Why should I think it might be worthwhile to give some credence to JHK's prognostications? For one thing, he seems to have done a pretty good job of anticipating the current gridlocked insanity that passes for governance in Washington, D.C. when he wrote "It is my view, for instance, that in the decades to come the national government will prove to be so impotent and ineffective in managing the enormous vicissitudes we face that the United States may not survive as a nation in any meaningful sense ..." I'm not suggesting that JHK is anything like infallible. I do suggest that farsighted leadership might want to have lots of local folks read the book and have discussion groups about how well the Range might fare if only 10% to 20% of what Kunstler writes comes to pass. Without a global market for copper and nickel, where does the money come from to provide financial assurance and keep the water treatment facilities operating? Have metals markets served the taconite miners well? I'm going to spend some time rereading The Long Emergency to see if it has any strategies or tactics that look like they might be promising for consideration by those counting on PolyMet for the future. We'll revisit Mr. Kunstler and his ideas in the near future. Outside of northern New England, I don't know of too many places that have tried hard rock farming. Would the Iron Range become Chicago if it could?

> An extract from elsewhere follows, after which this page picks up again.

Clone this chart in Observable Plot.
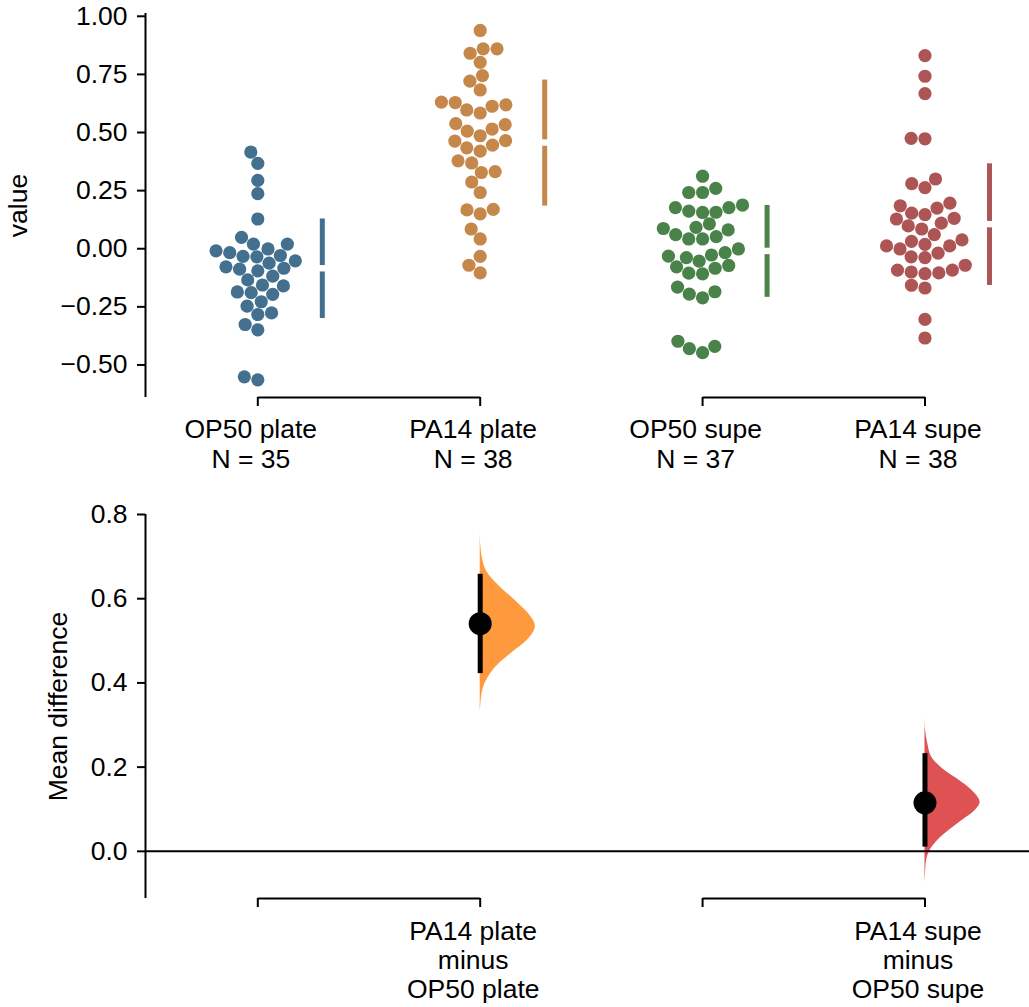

northern Minnesota near Lake Superior
tillable? probably not          © harrington

Chicago

By Carl Sandburg 

Hog Butcher for the World,
   Tool Maker, Stacker of Wheat,
   Player with Railroads and the Nation's Freight Handler;
   Stormy, husky, brawling,
   City of the Big Shoulders:

They tell me you are wicked and I believe them, for I have seen your painted women under the gas lamps luring the farm boys.
And they tell me you are crooked and I answer: Yes, it is true I have seen the gunman kill and go free to kill again.
And they tell me you are brutal and my reply is: On the faces of women and children I have seen the marks of wanton hunger.
And having answered so I turn once more to those who sneer at this my city, and I give them back the sneer and say to them:
Come and show me another city with lifted head singing so proud to be alive and coarse and strong and cunning.
Flinging magnetic curses amid the toil of piling job on job, here is a tall bold slugger set vivid against the little soft cities;
Fierce as a dog with tongue lapping for action, cunning as a savage pitted against the wilderness,
   Bareheaded,
   Shoveling,
   Wrecking,
   Planning,
   Building, breaking, rebuilding,
Under the smoke, dust all over his mouth, laughing with white teeth,
Under the terrible burden of destiny laughing as a young man laughs,
Laughing even as an ignorant fighter laughs who has never lost a battle,
Bragging and laughing that under his wrist is the pulse, and under his ribs the heart of the people,
                   Laughing!
Laughing the stormy, husky, brawling laughter of Youth, half-naked, sweating, proud to be Hog Butcher, Tool Maker, Stacker of Wheat, Player with Railroads and Freight Handler to the Nation.